--- Start Raw data ---

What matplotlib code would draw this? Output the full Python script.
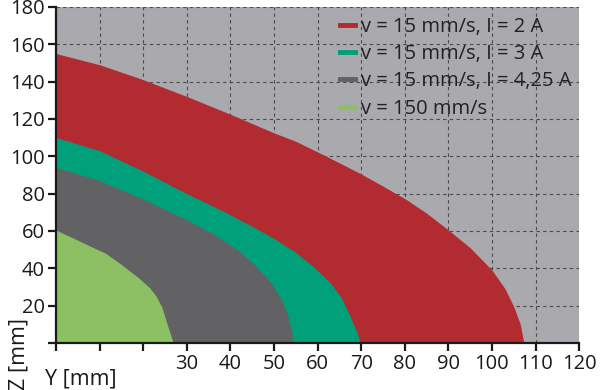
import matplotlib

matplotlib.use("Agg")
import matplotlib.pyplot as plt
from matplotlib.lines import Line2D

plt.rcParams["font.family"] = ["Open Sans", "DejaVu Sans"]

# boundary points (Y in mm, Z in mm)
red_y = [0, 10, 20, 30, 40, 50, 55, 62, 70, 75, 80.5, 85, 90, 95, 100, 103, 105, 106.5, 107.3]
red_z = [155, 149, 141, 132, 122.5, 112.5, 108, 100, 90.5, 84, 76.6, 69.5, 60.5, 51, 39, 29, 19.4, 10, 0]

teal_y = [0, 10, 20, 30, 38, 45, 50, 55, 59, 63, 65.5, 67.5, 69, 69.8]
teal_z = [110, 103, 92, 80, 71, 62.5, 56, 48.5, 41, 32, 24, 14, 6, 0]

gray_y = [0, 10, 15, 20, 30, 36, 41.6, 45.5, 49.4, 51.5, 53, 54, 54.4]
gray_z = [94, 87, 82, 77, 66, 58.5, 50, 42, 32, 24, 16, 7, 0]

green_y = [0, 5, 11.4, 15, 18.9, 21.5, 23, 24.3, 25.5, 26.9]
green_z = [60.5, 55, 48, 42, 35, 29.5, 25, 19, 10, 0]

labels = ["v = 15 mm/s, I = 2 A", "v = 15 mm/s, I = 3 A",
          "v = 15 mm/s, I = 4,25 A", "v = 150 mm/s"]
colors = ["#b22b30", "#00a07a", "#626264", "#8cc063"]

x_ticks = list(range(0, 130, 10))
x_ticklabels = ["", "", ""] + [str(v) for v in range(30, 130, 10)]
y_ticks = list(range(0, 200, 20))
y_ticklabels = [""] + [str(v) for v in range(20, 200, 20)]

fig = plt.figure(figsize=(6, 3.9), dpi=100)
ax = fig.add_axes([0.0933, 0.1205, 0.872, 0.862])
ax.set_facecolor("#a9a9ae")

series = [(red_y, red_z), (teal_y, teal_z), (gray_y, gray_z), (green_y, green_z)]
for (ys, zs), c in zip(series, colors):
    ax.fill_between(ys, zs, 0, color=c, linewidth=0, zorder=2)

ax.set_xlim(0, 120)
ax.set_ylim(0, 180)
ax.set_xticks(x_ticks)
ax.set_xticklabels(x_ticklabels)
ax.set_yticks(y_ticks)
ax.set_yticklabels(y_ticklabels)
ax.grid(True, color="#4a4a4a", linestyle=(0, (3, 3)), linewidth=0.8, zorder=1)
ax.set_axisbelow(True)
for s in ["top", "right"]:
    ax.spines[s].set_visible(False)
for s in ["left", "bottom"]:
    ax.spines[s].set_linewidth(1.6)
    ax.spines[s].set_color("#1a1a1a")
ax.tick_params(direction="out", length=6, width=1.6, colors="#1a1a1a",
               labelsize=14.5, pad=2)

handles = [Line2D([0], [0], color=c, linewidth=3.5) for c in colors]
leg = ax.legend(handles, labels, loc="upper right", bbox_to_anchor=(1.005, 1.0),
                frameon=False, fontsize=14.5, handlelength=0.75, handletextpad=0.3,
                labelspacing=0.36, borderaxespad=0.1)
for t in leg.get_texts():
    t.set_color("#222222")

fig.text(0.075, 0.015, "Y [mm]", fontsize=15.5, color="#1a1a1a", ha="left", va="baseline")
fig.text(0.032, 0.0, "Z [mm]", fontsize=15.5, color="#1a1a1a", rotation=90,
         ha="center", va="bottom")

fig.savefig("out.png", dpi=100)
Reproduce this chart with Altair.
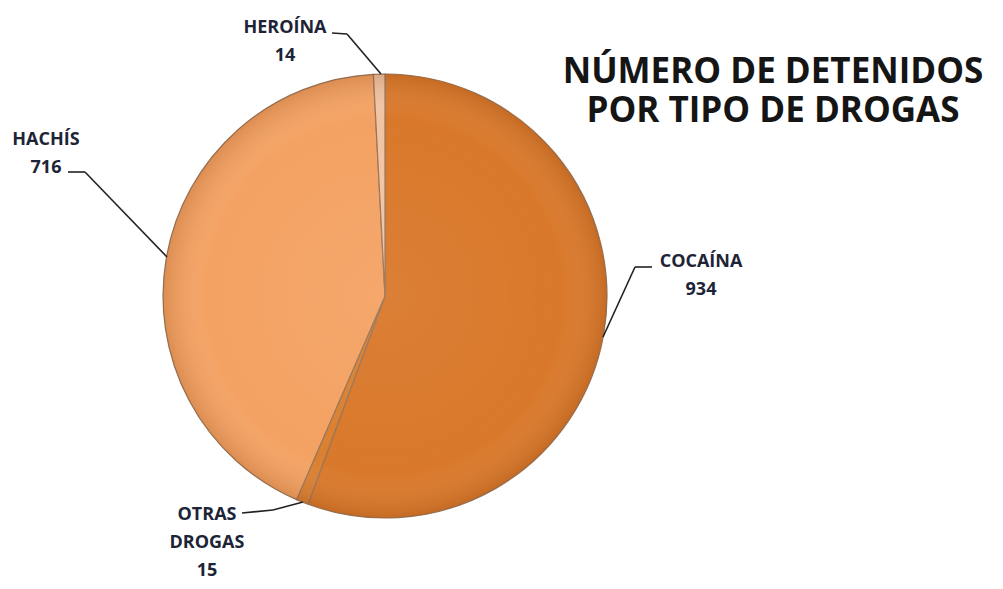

--- End Raw data ---

### Task statement:
Every line of the material is to be quoted exactly, with no pictures carried over.

### Output for this task:
What matplotlib code would draw this? Output the full Python script.
import matplotlib

matplotlib.use("Agg")
import matplotlib.pyplot as plt
from matplotlib.lines import Line2D

plt.rcParams["font.family"] = ["Open Sans", "DejaVu Sans"]

# boundary points (Y in mm, Z in mm)
red_y = [0, 10, 20, 30, 40, 50, 55, 62, 70, 75, 80.5, 85, 90, 95, 100, 103, 105, 106.5, 107.3]
red_z = [155, 149, 141, 132, 122.5, 112.5, 108, 100, 90.5, 84, 76.6, 69.5, 60.5, 51, 39, 29, 19.4, 10, 0]

teal_y = [0, 10, 20, 30, 38, 45, 50, 55, 59, 63, 65.5, 67.5, 69, 69.8]
teal_z = [110, 103, 92, 80, 71, 62.5, 56, 48.5, 41, 32, 24, 14, 6, 0]

gray_y = [0, 10, 15, 20, 30, 36, 41.6, 45.5, 49.4, 51.5, 53, 54, 54.4]
gray_z = [94, 87, 82, 77, 66, 58.5, 50, 42, 32, 24, 16, 7, 0]

green_y = [0, 5, 11.4, 15, 18.9, 21.5, 23, 24.3, 25.5, 26.9]
green_z = [60.5, 55, 48, 42, 35, 29.5, 25, 19, 10, 0]

labels = ["v = 15 mm/s, I = 2 A", "v = 15 mm/s, I = 3 A",
          "v = 15 mm/s, I = 4,25 A", "v = 150 mm/s"]
colors = ["#b22b30", "#00a07a", "#626264", "#8cc063"]

x_ticks = list(range(0, 130, 10))
x_ticklabels = ["", "", ""] + [str(v) for v in range(30, 130, 10)]
y_ticks = list(range(0, 200, 20))
y_ticklabels = [""] + [str(v) for v in range(20, 200, 20)]

fig = plt.figure(figsize=(6, 3.9), dpi=100)
ax = fig.add_axes([0.0933, 0.1205, 0.872, 0.862])
ax.set_facecolor("#a9a9ae")

series = [(red_y, red_z), (teal_y, teal_z), (gray_y, gray_z), (green_y, green_z)]
for (ys, zs), c in zip(series, colors):
    ax.fill_between(ys, zs, 0, color=c, linewidth=0, zorder=2)

ax.set_xlim(0, 120)
ax.set_ylim(0, 180)
ax.set_xticks(x_ticks)
ax.set_xticklabels(x_ticklabels)
ax.set_yticks(y_ticks)
ax.set_yticklabels(y_ticklabels)
ax.grid(True, color="#4a4a4a", linestyle=(0, (3, 3)), linewidth=0.8, zorder=1)
ax.set_axisbelow(True)
for s in ["top", "right"]:
    ax.spines[s].set_visible(False)
for s in ["left", "bottom"]:
    ax.spines[s].set_linewidth(1.6)
    ax.spines[s].set_color("#1a1a1a")
ax.tick_params(direction="out", length=6, width=1.6, colors="#1a1a1a",
               labelsize=14.5, pad=2)

handles = [Line2D([0], [0], color=c, linewidth=3.5) for c in colors]
leg = ax.legend(handles, labels, loc="upper right", bbox_to_anchor=(1.005, 1.0),
                frameon=False, fontsize=14.5, handlelength=0.75, handletextpad=0.3,
                labelspacing=0.36, borderaxespad=0.1)
for t in leg.get_texts():
    t.set_color("#222222")

fig.text(0.075, 0.015, "Y [mm]", fontsize=15.5, color="#1a1a1a", ha="left", va="baseline")
fig.text(0.032, 0.0, "Z [mm]", fontsize=15.5, color="#1a1a1a", rotation=90,
         ha="center", va="bottom")

fig.savefig("out.png", dpi=100)
Reproduce this chart with Altair.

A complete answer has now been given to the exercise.